Here's my hypothesis: a shell command is like one of those classic C
functions that returns something and also potentially sets errno:
 - the shell command's return code is like C's errno
 - the C return value is like the shell command's output
Is that a helpful way of looking at it?

>  So this doesn't seem surprising to me at all. But I can't figure out what
> was your intention here, i.e. _why_ do you use the command expansion shell
> construct and what exactly do you expect to obtain from it?

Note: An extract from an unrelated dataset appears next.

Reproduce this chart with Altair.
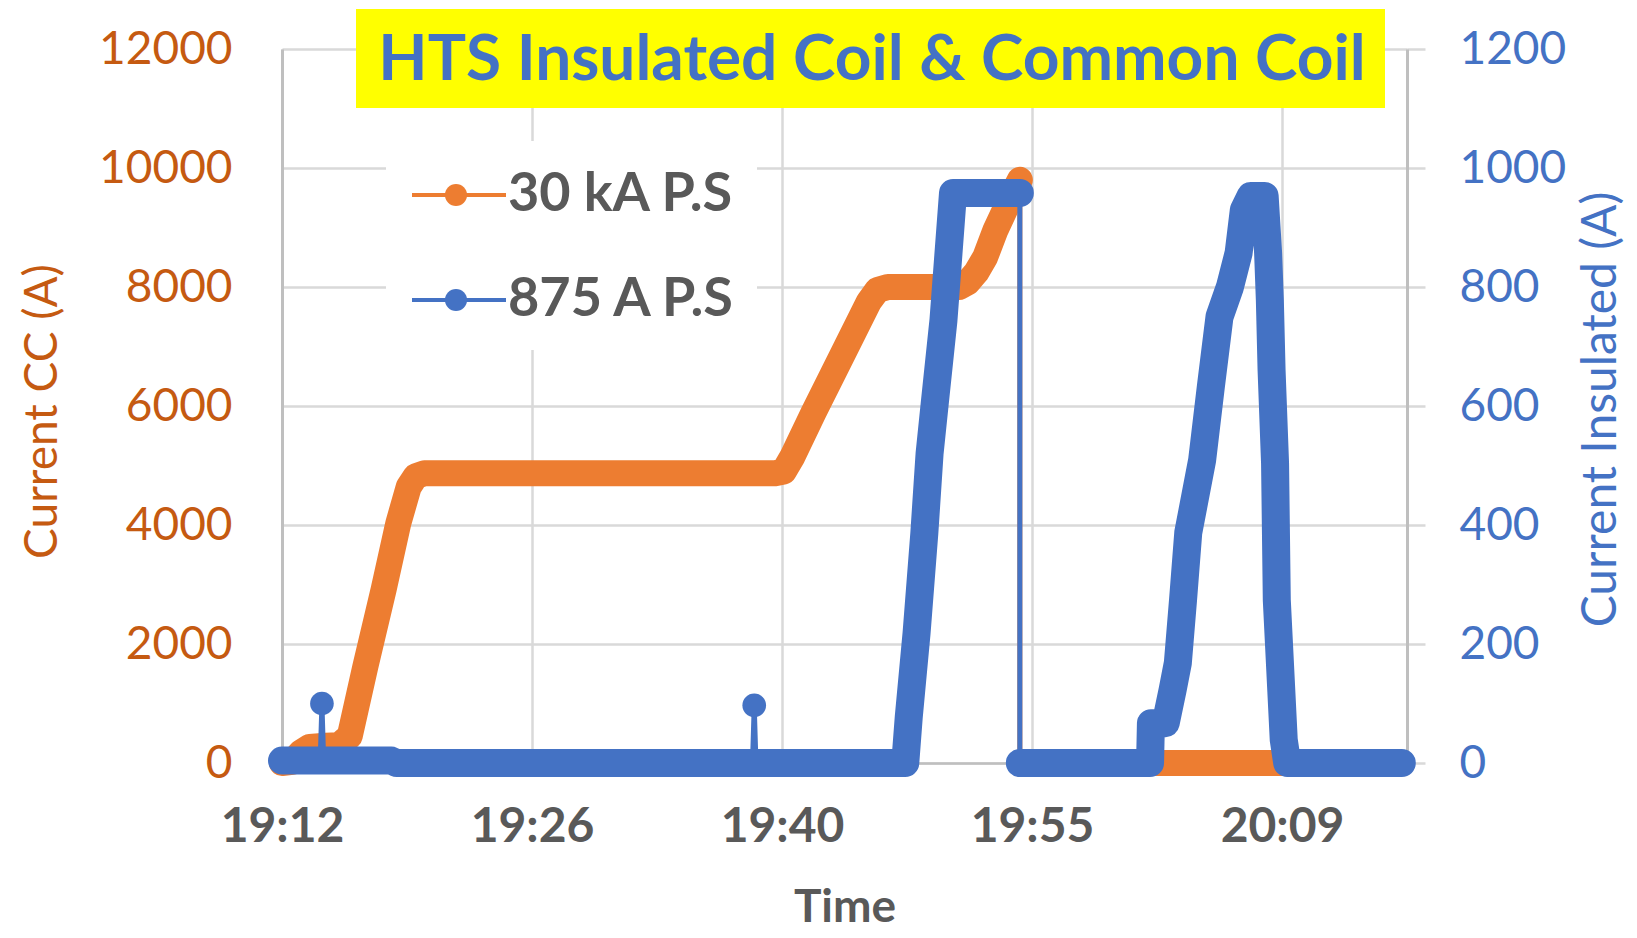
import altair as alt
import pandas as pd

# ---------------- data ----------------
series_names = ["30 kA P.S", "875 A P.S"]
series_colors = ["#ED7D31", "#4472C4"]

title_text = ["HTS Insulated Coil & Common Coil"]

# x in minutes after 19:12
x_tick_values = [0, 14.4, 28.8, 43.2, 57.6]
x_tick_labels = ["19:12", "19:26", "19:40", "19:55", "20:09"]
left_ticks = [0, 2000, 4000, 6000, 8000, 10000, 12000]
right_ticks = [0, 200, 400, 600, 800, 1000, 1200]

# 30 kA power supply (left axis)
orange_min = [0, 0.6, 1.1, 1.6, 2.5, 3.3, 3.9, 4.8, 5.85, 6.7, 7.3, 7.7, 8.2,
              28.4, 28.9, 29.4, 30.6, 32.5, 33.8, 34.3, 34.9,
              39.0, 39.5, 40.0, 40.5, 41.1, 41.9, 42.5,
              42.5, 58.0]
orange_val = [0, 20, 180, 270, 290, 300, 450, 1620, 2910, 4030, 4640, 4820, 4870,
              4870, 4900, 5150, 5880, 6990, 7750, 7950, 8000,
              8000, 8080, 8250, 8500, 8960, 9460, 9800,
              0, 0]
orange_seg = [1] * 28 + [2, 2]

# 875 A power supply (right axis)
blue_min = [0, 2.2, 2.3, 2.4, 6.3, 6.6, 27.1, 27.2, 27.3,
            35.9, 36.1, 36.55, 37.0, 37.3, 37.6, 38.1, 38.65, 42.5,
            42.5, 50.0, 50.05, 50.9, 51.3, 51.6, 51.9, 52.2, 53.0, 53.5, 54.0,
            54.6, 55.1, 55.4, 55.8, 56.6, 56.8, 56.9, 57.0, 57.2, 57.3, 57.7,
            57.9, 64.5]
blue_val = [4, 4, 100, 4, 4, 0, 0, 97, 0,
            0, 77, 218, 387, 520, 605, 744, 958, 958,
            0, 0, 67, 67, 123, 168, 274, 387, 509, 632, 750,
            800, 857, 929, 953, 953, 857, 778, 660, 504, 274, 39,
            0, 0]
blue_seg = [1, 1, 0, 1, 1, 1, 1, 0, 1,
            1, 1, 1, 1, 1, 1, 1, 1, 1,
            2, 2, 2, 2, 2, 2, 2, 2, 2, 2, 2,
            2, 2, 2, 2, 2, 2, 2, 2, 2, 2, 2,
            2, 2]

# ---------------- tables ----------------
df_o = pd.DataFrame({"m": orange_min, "v": orange_val, "seg": orange_seg})
df_o["series"] = series_names[0]
df_o["idx"] = range(len(df_o))
df_b = pd.DataFrame({"m": blue_min, "v": blue_val, "seg": blue_seg})
df_b["series"] = series_names[1]
df_b["idx"] = range(len(df_b))
df_leg = pd.DataFrame({"series": series_names})
df_title = pd.DataFrame({"t": title_text})

FONT = "Lato"
GRID = "#D9D9D9"
AXIS = "#BFBFBF"

label_expr = "".join(
    f"abs(datum.value-{v})<0.01 ? '{l}' : " for v, l in zip(x_tick_values, x_tick_labels)
) + "''"

x_enc = alt.X(
    "m:Q",
    scale=alt.Scale(domain=[0, 64.8], nice=False, zero=False),
    title="Time",
    axis=alt.Axis(
        values=x_tick_values, labelExpr=label_expr, ticks=False, tickSize=0,
        labelFont=FONT, labelFontSize=48, labelFontWeight="bold", labelColor="#595959",
        labelPadding=40, labelFlush=False, labelOverlap=False,
        titleFont=FONT, titleFontSize=46, titleFontWeight="bold", titleColor="#595959",
        titleY=158, titleBaseline="alphabetic", titleAlign="center",
        grid=True, gridColor=GRID, gridWidth=2.5,
        domainColor=AXIS, domainWidth=2.5,
    ),
)

color_enc = alt.Color("series:N", scale=alt.Scale(domain=series_names, range=series_colors), legend=None)

y_left = alt.Y(
    "v:Q",
    scale=alt.Scale(domain=[0, 12000], nice=False),
    title="Current CC (A)",
    axis=alt.Axis(
        values=left_ticks, format="d", ticks=False, tickSize=0,
        labelFont=FONT, labelFontSize=46, labelColor="#C55A11", labelPadding=50,
        titleFont=FONT, titleFontSize=46, titleFontWeight="normal", titleColor="#C55A11",
        titleAngle=-90, titleX=-240, titleY=362, titleAlign="center", titleBaseline="middle",
        grid=True, gridColor=GRID, gridWidth=2.5,
        domainColor=AXIS, domainWidth=3,
    ),
)

y_right = alt.Y(
    "v:Q",
    scale=alt.Scale(domain=[0, 1200], nice=False),
    title="Current Insulated (A)",
    axis=alt.Axis(
        orient="right", values=right_ticks, format="d",
        ticks=True, tickSize=18, tickColor=GRID, tickWidth=2.5,
        labelFont=FONT, labelFontSize=46, labelColor="#4472C4", labelPadding=34,
        titleFont=FONT, titleFontSize=48, titleFontWeight="normal", titleColor="#4472C4",
        titleAngle=-90, titleX=194, titleY=360, titleAlign="center", titleBaseline="middle",
        grid=False, domainColor=AXIS, domainWidth=3,
    ),
)

# ---------------- orange series ----------------
o_thin = alt.Chart(df_o).mark_line(strokeWidth=5, strokeCap="round").encode(
    x=x_enc, y=y_left, order="idx:Q", color=color_enc)
o_thick = alt.Chart(df_o).transform_filter("datum.seg > 0").mark_line(
    strokeWidth=26, strokeCap="round", strokeJoin="round").encode(
    x=x_enc, y=y_left, detail="seg:N", order="idx:Q", color=color_enc)
orange = alt.layer(o_thin, o_thick)

# ---------------- blue series ----------------
b_thin = alt.Chart(df_b).mark_line(strokeWidth=5, strokeCap="round").encode(
    x=x_enc, y=y_right, order="idx:Q", color=color_enc)
b_thick = alt.Chart(df_b).transform_filter("datum.seg > 0").mark_line(
    strokeWidth=28, strokeCap="round", strokeJoin="round").encode(
    x=x_enc, y=y_right, detail="seg:N", order="idx:Q", color=color_enc)
b_mark = alt.Chart(df_b).transform_filter("datum.seg == 0").mark_point(
    filled=True, size=560, opacity=1).encode(x=x_enc, y=y_right, color=color_enc)
blue = alt.layer(b_thin, b_thick, b_mark)

# ---------------- legend ----------------
leg_y = alt.Y("series:N", scale=alt.Scale(type="point", domain=series_names, range=[146, 251], padding=0), axis=None)
leg_bg = alt.Chart(df_title).mark_rect(color="white").encode(
    x=alt.value(104), x2=alt.value(475), y=alt.value(92), y2=alt.value(301))
leg_rule = alt.Chart(df_leg).mark_rule(strokeWidth=4).encode(
    x=alt.value(130), x2=alt.value(224), y=leg_y, color=color_enc)
leg_pt = alt.Chart(df_leg).mark_point(filled=True, size=490, opacity=1).encode(
    x=alt.value(174), y=leg_y, color=color_enc)
leg_txt = alt.Chart(df_leg).mark_text(
    align="left", baseline="middle", font=FONT, fontSize=54, fontWeight="bold", color="#595959").encode(
    x=alt.value(226), y=leg_y, text="series:N")
legend = alt.layer(leg_rule, leg_pt, leg_txt)

# ---------------- title box ----------------
t_box = alt.Chart(df_title).mark_rect(color="#FFFF00").encode(
    x=alt.value(74), x2=alt.value(1103), y=alt.value(-40), y2=alt.value(59))
t_txt = alt.Chart(df_title).mark_text(
    align="center", baseline="middle", font=FONT, fontSize=64, fontWeight="bold", color="#4472C4").encode(
    x=alt.value(590), y=alt.value(12), text="t:N")

chart = alt.layer(orange, blue, leg_bg, legend, t_box, t_txt).resolve_scale(
    y="independent"
).properties(
    width=1125, height=714,
    padding={"left": 274, "top": 41, "right": 222, "bottom": 167},
    autosize=alt.AutoSizeParams(type="none"),
).configure_view(stroke=None).configure(font=FONT)

chart.save("out.html", embed_options={"renderer": "svg", "actions": False})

Tackling my problematic command
  if [ $(curl https://git.savannah.nongnu.org:443 >/dev/null 2>&1) ]; then
from the inside out, I thought as follows. This is the command I want to run:
         curl https://git.savannah.nongnu.org:443
This throws away 27 lines of output that I don't want to see:
         curl https://git.savannah.nongnu.org:443 >/dev/null 2>&1

Now adding "$()":
       $(curl https://git.savannah.nongnu.org:443 >/dev/null 2>&1)
means I only want the return code (0 if successful); so far, so good?
No. I already had the return code, without "$()". Adding "$()" means:
throw away the return code, and capture the text output--which would
have been implicitly printed on the screen, except that I discarded it.
Right? Well, maybe not. Consider the following commands, which
 - test a resolvable URL vs. one spoiled by adding 'X' after "https://";
 - with vs. without "$()"

$if curl https://Xgit.savannah.nongnu.org:443 >/dev/null 2>&1; then echo true; 
else echo false; fi 
false
$if curl https://git.savannah.nongnu.org:443 >/dev/null 2>&1; then echo true; 
else echo false; fi 
true

$if $(curl https://Xgit.savannah.nongnu.org:443 >/dev/null 2>&1); then echo 
true; else echo false; fi
false
$if $(curl https://git.savannah.nongnu.org:443 >/dev/null 2>&1); then echo 
true; else echo false; fi 
true

The effects seem to be the same with or without "$()", so what does the
the "$()" do in this case? And why does it seem to make no difference?